Gesù Cristo è la meta finale e il senso profondo della conversione, la via che sogniamo di percorrere, lasciandoci illuminare dalla Sua luce e sostenere dalla Sua forza. La conversione è una decisione di fede, che ci avvolge completamente nella comunione intima con la persona viva e concreta di Gesù. La conversione è il “Sì” totale di chi offre la sua vita a Gesù per vivere il Vangelo. “Il tempo è compiuto e il regno di Dio è vicino; ravvedetevi e credete al Vangelo” (Mc 1, 15).

Le penitenze non servono a fare del male

Per vincere noi stessi, le nostre debolezze e le passioni disordinate, la Chiesa raccomanda, soprattutto in Quaresima, il digiuno, l’elemosina e la preghiera come “rimedi contro il peccato”, per dominare le debolezze della carne e avvicinarsi a Dio.

Non si devono quindi compiere penitenze esagerate, una mortificazione che porti la persona ad ammalarsi o a sentirsi male. Il digiuno esige, sì, di soffrire un po’ la fame durante la giornata, ma senza fare del male alla persona, senza privarla della forza per lavorare, pregare…

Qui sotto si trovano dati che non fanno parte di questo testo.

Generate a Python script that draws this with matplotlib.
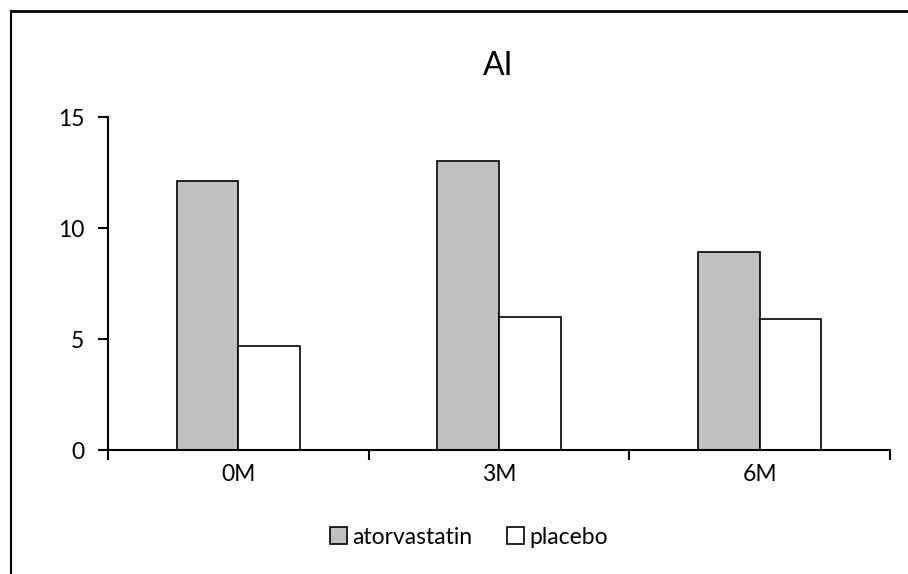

Saper tacere può essere una buona penitenza

Ci sono forme positive di mortificazione, come eliminare quello che ci piace, a livello di corpo o di spirito, ma ci sono persone che eccedono: pellegrinaggi troppo lunghi, penitenze perfino con ferite, pregiudicando la salute. Dio non vuole questo. Non ci chiede l’impossibile.

Quale mortificazione dobbiamo scegliere? Quella che abbatte il nostro peccato. Se sono superbo, la mia penitenza dev’essere l’esercizio dell’umiltà: vincere l’orgoglio, l’ostentazione, la vanità, l’esibizionismo, il desiderio di apparire, di imporsi agli altri. E bisogna saper tacere.

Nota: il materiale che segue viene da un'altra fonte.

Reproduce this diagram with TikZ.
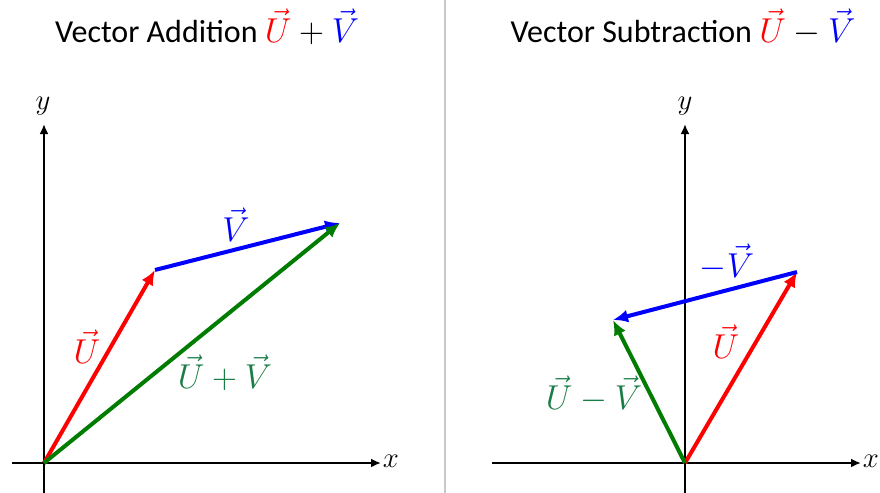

Se il peccato è l’attaccamento ai beni materiali e al denaro, devo esercitare molto l’elemosina, il distacco dal mondo e dalle creature. Se il mio male è la lussuria o l’impurità, eserciterò la castità negli occhi, nelle orecchie, nelle letture, nei pensieri e nelle azioni. Se sono iroso, conquisterò la mitezza; se sono invidioso cercherò la bontà; se sono pigro lavorerò di più e sarò diligente nel servire gli altri senza interessi.

Perdonare può essere più importante

San Francesco di Sales, Dottore della Chiesa, diceva che la penitenza migliore è accettare con rassegnazione i mali che Dio permette che ci colpiscano, perché Egli sa di cosa abbiamo bisogno, e così i nostri peccati vengono vinti. Le penitenze che Dio ci manda sono migliori di quelle che ci imponiamo da soli. E allora, soprattutto in Quaresima, accettate senza reclamare, senza incolpare nessuno, tutti i mali, i dolori, i fastidi e le ingiurie di cui soffrite, e offrite tutto a Dio per la vostra conversione.

Forse offrire il perdono a chi vi ha offesi è più importante di stare 40 giorni senza questo o quello. Una visita a un malato o a un carcerato o la consolazione di un afflitto può essere più importante di un lungo pellegrinaggio. Tutto conta, ma bisogna riservare ciò che è più importante per la realtà spirituale.